L'Ancora (61) - 13 - Roberto Mori - Le nostre Famiglie da Papa Francesco
Di Fabio Zavattaro
Due uomini, la preghiera. Il Vangelo di questa domenica mette ancora in primo piano il tema della preghiera, tema molto caro a Luca.
Ma a ben guardare il testo e la parabola di Gesù sono un riferimento esplicito alle scelte che siamo chiamati a compiere nel nostro pellegrinaggio terreno. Siamo più come il figliol prodigo che chiede perdono, o come il fratello maggiore che non sa accettare la scelta del padre di far festa.
Questa domenica siamo a confrontarci con il pubblicano e il fariseo, i due uomini che salirono al tempio per pregare.
Due modelli di preghiera e una domanda profonda: quale immagine di Dio nel nostro pregare. Tema caro a Francesco, la preghiera. Lo abbiamo visto fin dal suo primo giorno di pontificato, quando, affacciandosi dalla loggia centrale della basilica vaticana, ha chiesto ai fedeli proprio il silenzio della preghiera personale. Così con le famiglie, sabato pomeriggio, prima la richiesta ai bambini se sapevano farsi il segno della croce. Poi l’Ave Maria e il Padre nostro, recitate al termine della serata.
Dopo aver riflettuto sulla preghiera nel tempo di attesa, in questa giornata conclusiva del pellegrinaggio delle famiglie, Papa Francesco ci fa riflettere su questi due uomini che compaiono nella parabola, sue due modelli diversi di preghiera. Il fariseo “si sente giusto, a posto, giudica gli altri dall’alto del suo piedistallo”. È un separato dagli altri e lo ribadisce anche nella sua preghiera: “Signore ti ringrazio perché non sono come gli altri uomini”. Il fariseo appartiene a un partito religioso che, al tempo di Gesù, proponeva il rispetto minuzioso della legge, della Torah; anzi molto spesso essi andavano oltre ciò che era richiesto dai precetti. Il pubblicano è invece un peccatore, rimane in fondo al tempio e non osa alzare gli occhi al cielo perché non si sente degno. La sua preghiera è una richiesta di perdono, un affidarsi alla misericordia di Dio.
Ecco la differenza tra i due: il fariseo prega come se Dio non ci fosse, è una preghiera incentrata sulla sua persona: ti ringrazio perché non sono come gli altri. Il pubblicano invece si affida al Signore, nella pochezza della sua persona; sa di essere un peccatore e la sua è la preghiera del povero che attraversa le nubi, come si legge nel Siracide. Quella del fariseo, ricorda Papa Francesco “è appesantita dalla zavorra della vanità”. Per questo la sua preghiera non è ascoltata e accolta da Dio.
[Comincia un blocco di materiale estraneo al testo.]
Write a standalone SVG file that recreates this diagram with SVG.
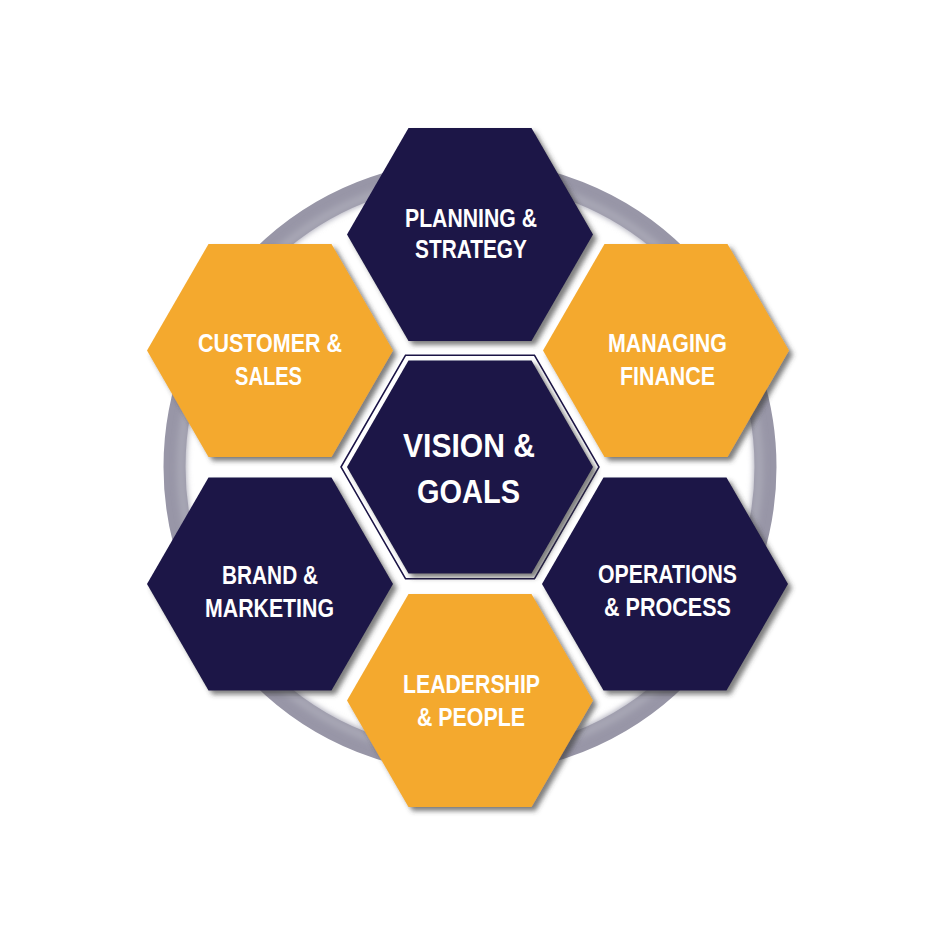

Parole che il Papa affida alle famiglie, evidenziandone tre caratteristiche fondamentali: la famiglia che prega, la famiglia che custodisce la fede, la famiglia che vive la gioia. La famiglia che Papa Francesco ha in mente è lievito per la società, che prega come il pubblicano, senza ipocrisia e superbia; preghiera “umile, sobria, pervasa dalla consapevolezza della propria indegnità, delle proprie miserie”. Famiglie che custodiscono la fede come San Paolo “non in una cassaforte” nemmeno “nascosta sottoterra come quel servo pigro”. San Paolo parla della sua vita come di una battaglia, una corsa: “ha conservato la fede perché non si è limitato a difenderla, ma l’ha annunciata, irradiata, l’ha portata lontano”. Si è opposto a chi voleva “imbalsamare” il messaggio di Cristo, ha fatto “scelte coraggiose”, si è “lasciato provocare dai lontani”. Ha conservato la fede perché “come l’aveva ricevuta, l’ha donata, spingendosi nelle periferie”.
Ed ecco che torna il Papa che parla al cristiano e dice di spingersi alle periferie dell’esistenza, per cercare l’uomo che soffre, che spera; l’uomo emarginato, abbandonato. È li che il cristiano diventa lievito, accogliendo, aprendosi all’altro. Belle le testimonianze ascoltate in piazza San Pietro, la famiglia siriana fuggita dal conflitto che insanguina il paese; la coppia di Lampedusa che quotidianamente apre la porta di casa a quanti hanno attraversato il mare nei barconi rischiando la vita, per dare loro un po’ di calore, del cibo, una doccia. Piccoli segni di una condivisione che rendono concreta la preghiera del credente. Ed ecco la gioia che si vive in famiglia, che viene non dalle cose, “ma da una armonia profonda tra le persone, che tutti sentono nel cuore, e ci fa sentire la bellezza di essere insieme, di sostenerci a vicenda nel cammino della vita”.